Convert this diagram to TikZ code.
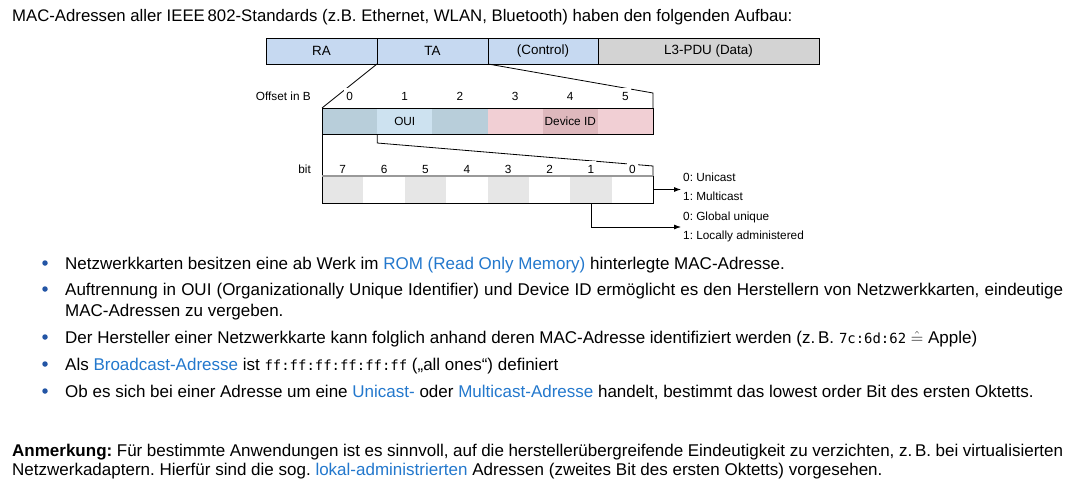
\documentclass[tikz,border=0pt]{standalone}
\usepackage{fontspec}
\setmainfont{Liberation Sans}
\setmonofont[Scale=0.82]{DejaVu Sans Mono}
\usetikzlibrary{positioning,arrows.meta}
\definecolor{frblue}{RGB}{198,217,241}
\definecolor{frgray}{RGB}{211,211,211}
\definecolor{ouidk}{RGB}{184,206,218}
\definecolor{ouilt}{RGB}{205,226,240}
\definecolor{devlt}{RGB}{241,207,212}
\definecolor{devdk}{RGB}{222,184,189}
\definecolor{bitgr}{RGB}{230,230,230}
\definecolor{link}{RGB}{35,120,205}
\definecolor{bull}{RGB}{35,85,165}
\newcommand{\lk}[1]{\textcolor{link}{#1}}

\begin{document}
\frenchspacing
\begin{tikzpicture}[x=1pt,y=-1pt,node distance=0pt,
  tx/.style={anchor=base west,inner sep=0pt,font=\fontsize{17}{20}\selectfont},
  fr/.style={draw,line width=0.8pt,outer sep=0pt,minimum height=26pt,font=\fontsize{13.4}{16}\selectfont},
  oc/.style={outer sep=0pt,inner sep=0pt,minimum width=55.17pt,minimum height=26pt,font=\fontsize{11.8}{14}\selectfont},
  bc/.style={outer sep=0pt,inner sep=0pt,minimum width=41.375pt,minimum height=27pt},
  lb/.style={fill=white,inner xsep=2pt,inner ysep=3.5pt,font=\fontsize{11.8}{14}\selectfont},
  nt/.style={align=left,inner sep=2pt,font=\fontsize{11.8}{19}\selectfont},
  dot/.style={circle,fill=bull,inner sep=0pt,minimum size=5.5pt},
  zl/.style={line width=0.8pt},
  ar/.style={-{Latex[length=7pt,width=5pt]},line width=0.8pt}]
  \useasboundingbox[fill=white](0,0) rectangle (1074,480);
  % heading
  \node[tx,font=\fontsize{16.75}{20}\selectfont](t0) at (12,21){MAC-Adressen aller IEEE\,802-Standards (z.B. Ethernet, WLAN, Bluetooth) haben den folgenden Aufbau:};
  % frame
  \node[fr,fill=frblue,minimum width=111pt,anchor=north west](ra) at (266,38){RA};
  \node[fr,fill=frblue,minimum width=111pt,right=of ra](ta){TA};
  \node[fr,fill=frblue,minimum width=110pt,right=of ta](ctl){(Control)};
  \node[fr,fill=frgray,minimum width=221pt,right=of ctl](pdu){L3-PDU (Data)};
  % address bytes
  \node[oc,fill=ouidk,anchor=north west](o0) at (322,108){};
  \node[oc,fill=ouilt,right=of o0](o1){OUI};
  \node[oc,fill=ouidk,right=of o1](o2){};
  \node[oc,fill=devlt,right=of o2](o3){};
  \node[oc,fill=devdk,right=of o3](o4){Device ID};
  \node[oc,fill=devlt,right=of o4](o5){};
  \draw[zl](o0.north west) rectangle (o5.south east);
  % bits of first byte
  \node[bc,fill=bitgr,anchor=north west](b7) at (322,176){};
  \node[bc,right=of b7](b6){};
  \node[bc,fill=bitgr,right=of b6](b5){};
  \node[bc,right=of b5](b4){};
  \node[bc,fill=bitgr,right=of b4](b3){};
  \node[bc,right=of b3](b2){};
  \node[bc,fill=bitgr,right=of b2](b1){};
  \node[bc,right=of b1](b0){};
  % zoom lines
  \draw[zl](ta.south west)--(o0.north west);
  \draw[zl](ta.south east)--([yshift=15pt]o5.north east)--(o5.north east);
  \draw[zl](o0.south west)--(b7.north west);
  \draw[zl](o0.south east)--([yshift=-9pt]o0.south east)--([yshift=10pt]b0.north east)--(b0.north east);
  % offsets
  \node[lb,anchor=base east](ofs) at (313,100){Offset in B};
  \node[lb,anchor=base](l0) at ([yshift=8pt]o0.north){0};
  \node[lb,anchor=base](l1) at ([yshift=8pt]o1.north){1};
  \node[lb,anchor=base](l2) at ([yshift=8pt]o2.north){2};
  \node[lb,anchor=base](l3) at ([yshift=8pt]o3.north){3};
  \node[lb,anchor=base](l4) at ([yshift=8pt]o4.north){4};
  \node[lb,anchor=base](l5) at ([yshift=8pt]o5.north){5};
  % bit numbers
  \node[lb,anchor=base east](bit) at (313,173){bit};
  \node[lb,anchor=base](n7) at ([yshift=3pt]b7.north){7};
  \node[lb,anchor=base](n6) at ([yshift=3pt]b6.north){6};
  \node[lb,anchor=base](n5) at ([yshift=3pt]b5.north){5};
  \node[lb,anchor=base](n4) at ([yshift=3pt]b4.north){4};
  \node[lb,anchor=base](n3) at ([yshift=3pt]b3.north){3};
  \node[lb,anchor=base](n2) at ([yshift=3pt]b2.north){2};
  \node[lb,anchor=base](n1) at ([yshift=3pt]b1.north){1};
  \node[lb,anchor=base](n0) at ([yshift=3pt]b0.north){0};
  \draw[zl](b7.north west) rectangle (b0.south east);
  \draw[line width=1.6pt,black!40](b7.north west)--(b0.north east);
  % meaning of bits 0 and 1
  \node[nt,anchor=west](mc) at (681,187){0: Unicast\\1: Multicast};
  \node[nt,anchor=west](gu) at (681,227){0: Global unique\\1: Locally administered};
  \draw[ar](b0.east)--(b0.east-|mc.west);
  \draw[ar](b1.south)|-(gu.west);
  % bullets
  \node[dot](d1) at (45,263){};
  \node[tx](t1) at (65,269){Netzwerkkarten besitzen eine ab Werk im \lk{ROM (Read Only Memory)} hinterlegte MAC-Adresse.};
  \node[dot](d2) at (45,289){};
  \node[tx](t2) at (65,295){\makebox[998pt][s]{Auftrennung in OUI (Organizationally Unique Identifier) und Device ID ermöglicht es den Herstellern von Netzwerkkarten, eindeutige}};
  \node[tx](t2b) at (65,316){MAC-Adressen zu vergeben.};
  \node[dot](d3) at (45,337){};
  \node[tx](t3) at (65,343){Der Hersteller einer Netzwerkkarte kann folglich anhand deren MAC-Adresse identifiziert werden (z.\,B. \texttt{7c:6d:62} $\mathrel{\hat{=}}$ Apple)};
  \node[dot](d4) at (45,364){};
  \node[tx](t4) at (65,370){Als \lk{Broadcast-Adresse} ist \texttt{ff:ff:ff:ff:ff:ff} („all ones“) definiert};
  \node[dot](d5) at (45,391){};
  \node[tx](t5) at (65,397){Ob es sich bei einer Adresse um eine \lk{Unicast-} oder \lk{Multicast-Adresse} handelt, bestimmt das lowest order Bit des ersten Oktetts.};
  % note
  \node[tx](a1) at (12,456){\makebox[1051pt][s]{\textbf{Anmerkung:} Für bestimmte Anwendungen ist es sinnvoll, auf die herstellerübergreifende Eindeutigkeit zu verzichten, z.\,B. bei virtualisierten}};
  \node[tx](a2) at (12,475){Netzwerkadaptern. Hierfür sind die sog. \lk{lokal-administrierten} Adressen (zweites Bit des ersten Oktetts) vorgesehen.};
\end{tikzpicture}
\end{document}
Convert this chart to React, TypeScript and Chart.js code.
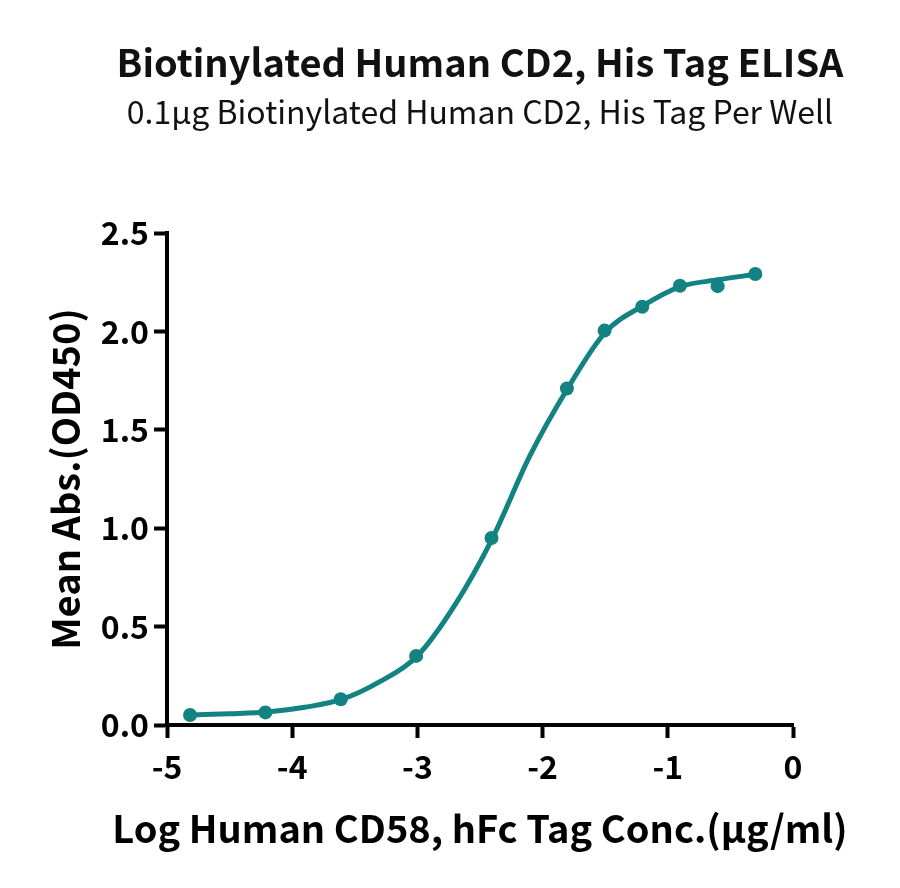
---+---
> **Work instructions**: Print the complete listing exactly, apart from any pictures.

> **Worked answer**:
Convert this diagram to TikZ code.
\documentclass[tikz,border=0pt]{standalone}
\usepackage{fontspec}
\setmainfont{Liberation Sans}
\setmonofont[Scale=0.82]{DejaVu Sans Mono}
\usetikzlibrary{positioning,arrows.meta}
\definecolor{frblue}{RGB}{198,217,241}
\definecolor{frgray}{RGB}{211,211,211}
\definecolor{ouidk}{RGB}{184,206,218}
\definecolor{ouilt}{RGB}{205,226,240}
\definecolor{devlt}{RGB}{241,207,212}
\definecolor{devdk}{RGB}{222,184,189}
\definecolor{bitgr}{RGB}{230,230,230}
\definecolor{link}{RGB}{35,120,205}
\definecolor{bull}{RGB}{35,85,165}
\newcommand{\lk}[1]{\textcolor{link}{#1}}

\begin{document}
\frenchspacing
\begin{tikzpicture}[x=1pt,y=-1pt,node distance=0pt,
  tx/.style={anchor=base west,inner sep=0pt,font=\fontsize{17}{20}\selectfont},
  fr/.style={draw,line width=0.8pt,outer sep=0pt,minimum height=26pt,font=\fontsize{13.4}{16}\selectfont},
  oc/.style={outer sep=0pt,inner sep=0pt,minimum width=55.17pt,minimum height=26pt,font=\fontsize{11.8}{14}\selectfont},
  bc/.style={outer sep=0pt,inner sep=0pt,minimum width=41.375pt,minimum height=27pt},
  lb/.style={fill=white,inner xsep=2pt,inner ysep=3.5pt,font=\fontsize{11.8}{14}\selectfont},
  nt/.style={align=left,inner sep=2pt,font=\fontsize{11.8}{19}\selectfont},
  dot/.style={circle,fill=bull,inner sep=0pt,minimum size=5.5pt},
  zl/.style={line width=0.8pt},
  ar/.style={-{Latex[length=7pt,width=5pt]},line width=0.8pt}]
  \useasboundingbox[fill=white](0,0) rectangle (1074,480);
  % heading
  \node[tx,font=\fontsize{16.75}{20}\selectfont](t0) at (12,21){MAC-Adressen aller IEEE\,802-Standards (z.B. Ethernet, WLAN, Bluetooth) haben den folgenden Aufbau:};
  % frame
  \node[fr,fill=frblue,minimum width=111pt,anchor=north west](ra) at (266,38){RA};
  \node[fr,fill=frblue,minimum width=111pt,right=of ra](ta){TA};
  \node[fr,fill=frblue,minimum width=110pt,right=of ta](ctl){(Control)};
  \node[fr,fill=frgray,minimum width=221pt,right=of ctl](pdu){L3-PDU (Data)};
  % address bytes
  \node[oc,fill=ouidk,anchor=north west](o0) at (322,108){};
  \node[oc,fill=ouilt,right=of o0](o1){OUI};
  \node[oc,fill=ouidk,right=of o1](o2){};
  \node[oc,fill=devlt,right=of o2](o3){};
  \node[oc,fill=devdk,right=of o3](o4){Device ID};
  \node[oc,fill=devlt,right=of o4](o5){};
  \draw[zl](o0.north west) rectangle (o5.south east);
  % bits of first byte
  \node[bc,fill=bitgr,anchor=north west](b7) at (322,176){};
  \node[bc,right=of b7](b6){};
  \node[bc,fill=bitgr,right=of b6](b5){};
  \node[bc,right=of b5](b4){};
  \node[bc,fill=bitgr,right=of b4](b3){};
  \node[bc,right=of b3](b2){};
  \node[bc,fill=bitgr,right=of b2](b1){};
  \node[bc,right=of b1](b0){};
  % zoom lines
  \draw[zl](ta.south west)--(o0.north west);
  \draw[zl](ta.south east)--([yshift=15pt]o5.north east)--(o5.north east);
  \draw[zl](o0.south west)--(b7.north west);
  \draw[zl](o0.south east)--([yshift=-9pt]o0.south east)--([yshift=10pt]b0.north east)--(b0.north east);
  % offsets
  \node[lb,anchor=base east](ofs) at (313,100){Offset in B};
  \node[lb,anchor=base](l0) at ([yshift=8pt]o0.north){0};
  \node[lb,anchor=base](l1) at ([yshift=8pt]o1.north){1};
  \node[lb,anchor=base](l2) at ([yshift=8pt]o2.north){2};
  \node[lb,anchor=base](l3) at ([yshift=8pt]o3.north){3};
  \node[lb,anchor=base](l4) at ([yshift=8pt]o4.north){4};
  \node[lb,anchor=base](l5) at ([yshift=8pt]o5.north){5};
  % bit numbers
  \node[lb,anchor=base east](bit) at (313,173){bit};
  \node[lb,anchor=base](n7) at ([yshift=3pt]b7.north){7};
  \node[lb,anchor=base](n6) at ([yshift=3pt]b6.north){6};
  \node[lb,anchor=base](n5) at ([yshift=3pt]b5.north){5};
  \node[lb,anchor=base](n4) at ([yshift=3pt]b4.north){4};
  \node[lb,anchor=base](n3) at ([yshift=3pt]b3.north){3};
  \node[lb,anchor=base](n2) at ([yshift=3pt]b2.north){2};
  \node[lb,anchor=base](n1) at ([yshift=3pt]b1.north){1};
  \node[lb,anchor=base](n0) at ([yshift=3pt]b0.north){0};
  \draw[zl](b7.north west) rectangle (b0.south east);
  \draw[line width=1.6pt,black!40](b7.north west)--(b0.north east);
  % meaning of bits 0 and 1
  \node[nt,anchor=west](mc) at (681,187){0: Unicast\\1: Multicast};
  \node[nt,anchor=west](gu) at (681,227){0: Global unique\\1: Locally administered};
  \draw[ar](b0.east)--(b0.east-|mc.west);
  \draw[ar](b1.south)|-(gu.west);
  % bullets
  \node[dot](d1) at (45,263){};
  \node[tx](t1) at (65,269){Netzwerkkarten besitzen eine ab Werk im \lk{ROM (Read Only Memory)} hinterlegte MAC-Adresse.};
  \node[dot](d2) at (45,289){};
  \node[tx](t2) at (65,295){\makebox[998pt][s]{Auftrennung in OUI (Organizationally Unique Identifier) und Device ID ermöglicht es den Herstellern von Netzwerkkarten, eindeutige}};
  \node[tx](t2b) at (65,316){MAC-Adressen zu vergeben.};
  \node[dot](d3) at (45,337){};
  \node[tx](t3) at (65,343){Der Hersteller einer Netzwerkkarte kann folglich anhand deren MAC-Adresse identifiziert werden (z.\,B. \texttt{7c:6d:62} $\mathrel{\hat{=}}$ Apple)};
  \node[dot](d4) at (45,364){};
  \node[tx](t4) at (65,370){Als \lk{Broadcast-Adresse} ist \texttt{ff:ff:ff:ff:ff:ff} („all ones“) definiert};
  \node[dot](d5) at (45,391){};
  \node[tx](t5) at (65,397){Ob es sich bei einer Adresse um eine \lk{Unicast-} oder \lk{Multicast-Adresse} handelt, bestimmt das lowest order Bit des ersten Oktetts.};
  % note
  \node[tx](a1) at (12,456){\makebox[1051pt][s]{\textbf{Anmerkung:} Für bestimmte Anwendungen ist es sinnvoll, auf die herstellerübergreifende Eindeutigkeit zu verzichten, z.\,B. bei virtualisierten}};
  \node[tx](a2) at (12,475){Netzwerkadaptern. Hierfür sind die sog. \lk{lokal-administrierten} Adressen (zweites Bit des ersten Oktetts) vorgesehen.};
\end{tikzpicture}
\end{document}
Convert this chart to React, TypeScript and Chart.js code.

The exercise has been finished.